The criticisms made by the Panelist in the Wharton case of the insufficiency of the material provided by the complainant in that case apply equally to the present case.


The Panel is unable to infer bad faith registration.  There is no evidence from the Complainant that:


its mark was so well-known that registration (without use) of a domain name cannot help but lead to the conclusion that the Respondent registered with mala fides


Alberto-Culver Co. v Pritpal Singh Channa, D2002-0757 (WIPO Oct. 7, 2002). 


Put another way, there is no evidence from the Complainant that the surname over which it holds rights is immediately and exclusively identified by the public with its trademark.  See Car Toys Inc v. Informa Unlimited, Inc., FA 93682 (Nat. Arb. Forum Mar. 20, 2000).


The facts that the Complainant’s mark is a surname, that at least one other university has a law school of the same name and the existence of a city of the same name, all militate against an inference of bad faith registration.  The Respondent’s unsworn statement that it did not know of the Complainant at the time of registration must be added to the matrix of facts.


The Panel, therefore, is in the same position as the panelist in the Wharton case who found the Complainant lacking in proof of bad faith.  That Panel quoted, with approval, the Panel in Loris Azzaro BV, SARL v.
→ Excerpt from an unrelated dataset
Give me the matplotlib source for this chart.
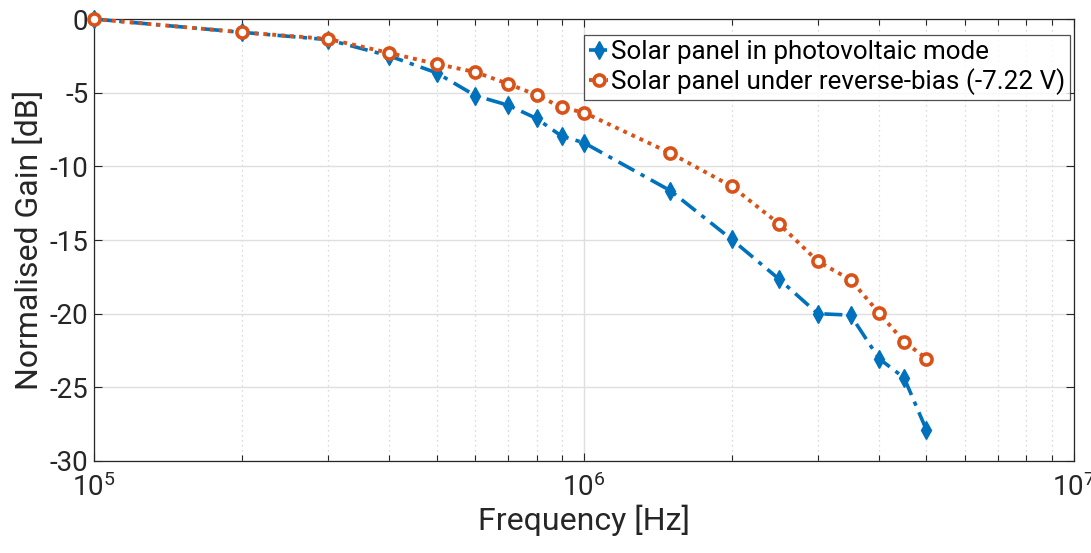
import matplotlib
matplotlib.use("Agg")
import matplotlib.pyplot as plt
from matplotlib.ticker import LogLocator, NullFormatter, FixedLocator

plt.rcParams['font.family'] = ['Roboto', 'DejaVu Sans']

# Frequency sweep points [Hz]
freq = [1e5, 2e5, 3e5, 4e5, 5e5, 6e5, 7e5, 8e5, 9e5, 1e6,
        1.5e6, 2e6, 2.5e6, 3e6, 3.5e6, 4e6, 4.5e6, 5e6]

# Normalised gain [dB]
gain_pv = [0.0, -0.9, -1.4, -2.5, -3.65, -5.2, -5.85, -6.75, -7.95, -8.4,
           -11.65, -14.95, -17.65, -20.0, -20.1, -23.05, -24.35, -27.9]
gain_rb = [0.0, -0.9, -1.35, -2.3, -3.05, -3.6, -4.4, -5.15, -6.0, -6.35,
           -9.1, -11.35, -13.9, -16.45, -17.7, -19.95, -21.9, -23.05]

labels = ["Solar panel in photovoltaic mode",
          "Solar panel under reverse-bias (-7.22 V)"]
y_ticks = [0, -5, -10, -15, -20, -25, -30]

blue = "#0072BD"
orange = "#D95319"
axcol = "#262626"

fig = plt.figure(figsize=(10.91, 5.53), dpi=100)
ax = fig.add_axes([0.0862, 0.1664, 0.9844 - 0.0862, 0.9656 - 0.1664])

ax.plot(freq, gain_pv, linestyle=(0, (5, 2, 1.2, 2)), color=blue, linewidth=2.6,
        marker="d", markersize=9, markerfacecolor=blue, markeredgecolor=blue,
        label=labels[0], zorder=3, clip_on=False)
ax.plot(freq, gain_rb, linestyle=(0, (1, 1.3)), color=orange, linewidth=2.8,
        marker="o", markersize=8, markerfacecolor="white", markeredgecolor=orange,
        markeredgewidth=2.6, label=labels[1], zorder=4, clip_on=False)

ax.set_xscale("log")
ax.set_xlim(1e5, 1e7)
ax.set_ylim(-30, 0)
ax.yaxis.set_major_locator(FixedLocator(y_ticks))
ax.set_yticklabels([str(t) for t in y_ticks])
ax.xaxis.set_major_locator(LogLocator(base=10))
ax.xaxis.set_minor_locator(LogLocator(base=10, subs=range(2, 10)))
ax.xaxis.set_minor_formatter(NullFormatter())

ax.grid(True, which="major", color="#dfdfdf", linewidth=1.0, linestyle="-")
ax.grid(True, which="minor", axis="x", color="#cfcfcf", linewidth=0.9,
        linestyle=(0, (1, 3)))
ax.set_axisbelow(True)

ax.tick_params(which="both", direction="in", top=True, right=True,
               colors=axcol, labelsize=20)
ax.tick_params(which="major", length=6, width=0.8)
ax.tick_params(which="minor", length=4, width=0.8)
ax.tick_params(axis="x", pad=9)
ax.tick_params(axis="y", pad=4)
for s in ax.spines.values():
    s.set_color(axcol)
    s.set_linewidth(0.9)

ax.set_xlabel("Frequency [Hz]", fontsize=23, color=axcol, labelpad=2)
ax.set_ylabel("Normalised Gain [dB]", fontsize=23, color=axcol, labelpad=4)

leg = ax.legend(loc="upper right", bbox_to_anchor=(0.999, 0.97), fontsize=18.7,
                frameon=True, fancybox=False, edgecolor=axcol, labelcolor="black",
                handlelength=0.75, handletextpad=0.1, borderpad=0.2,
                labelspacing=0.15, borderaxespad=0.1)
leg.get_frame().set_linewidth(0.9)

fig.savefig("out.png", dpi=100)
Asterix & Vasconcella, D2000-0608 (WIPO Sept. 29, 2000), as follows:


Therefore, in consideration of, and weighing up the facts above stated, the Administrative Panel finds that there is insufficient evidence to clearly establish that Respondents have registered and are using the Domain Name in bad faith.  Mere belief and indignation by Complainant that Respondents have registered and are using the Domain Name in bad faith are insufficient to warrant the making of such a finding in the absence of conclusive evidence.


It is unnecessary to consider bad faith use in any detail, since bad faith registration has not been proved.





Having considered all three elements under Paragraph 4(a) of the ICANN Policy, the Panel concludes that relief shall be DENIED.